Here’s a question of our own: Was it all just “a muddy, mean-spirited and potentially damaging squabble over nothing”? Decide for yourself by reading the argument in full, here.
Of course, the Swedish Nobel committee did not need to translate Transtromer to consider him for this year’s laureateship. They chose him because "through his condensed, translucent images, he gives us fresh access to reality".


French writer Marie Dariussecq has written a whole book about the psychology of plagiarism accusations in the case of fiction:
- Rapport de police: Accusations de plagiat et autres modes de surveillance de la fiction (Paris 2010).
The issues around translation-plagiarisms are rather different, however. I must say I don't buy the idea that 'good' poets are good enough to produce translations without knowledge of the source-language; or rather, what they produce shouldn't be sold under the name 'translations'.

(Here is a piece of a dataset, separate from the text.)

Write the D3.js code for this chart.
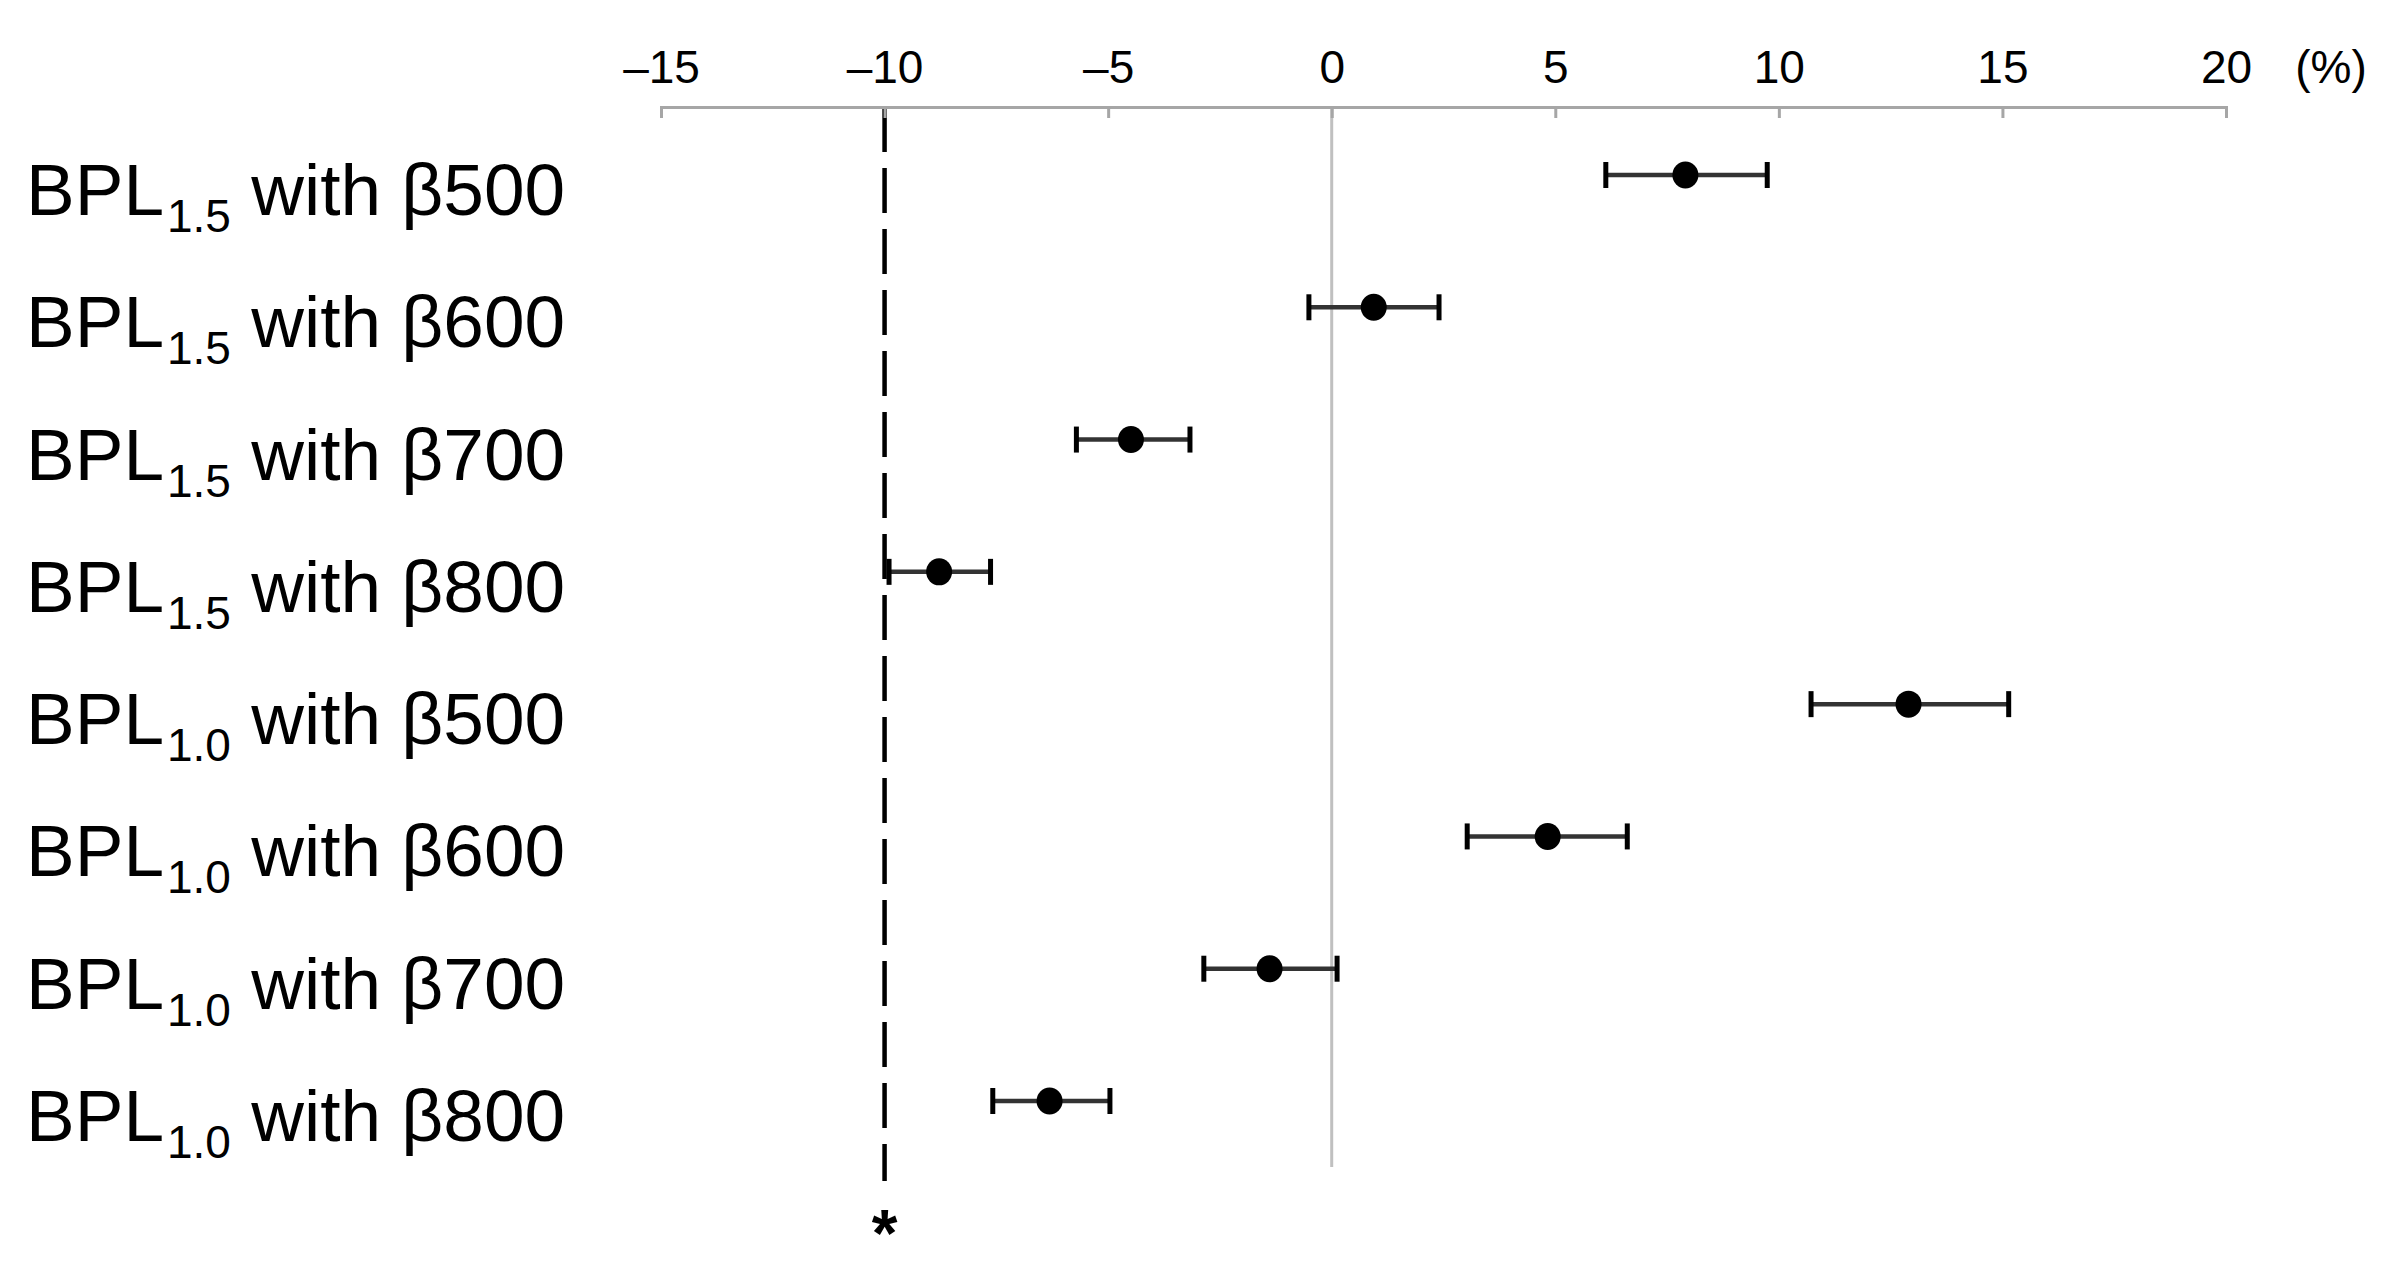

Posted by: Alex D-F | 11 Oct 2011 11:09:23
I have to ask - when people like Tomas win the Nobel Prize, do they get paid more money for their literature after being awarded this?
Posted by: lily | 14 Nov 2011 10:41:30
The Nobel prize has to be one of the most prestigious awards any novelist can win. Well done to Tomas.
Posted by: charlotte | 21 Nov 2011 21:14:30
How long did it take for Tomas to achieve his goal. I must say that Tomas is one of the best Swedish poet's I have ever come across.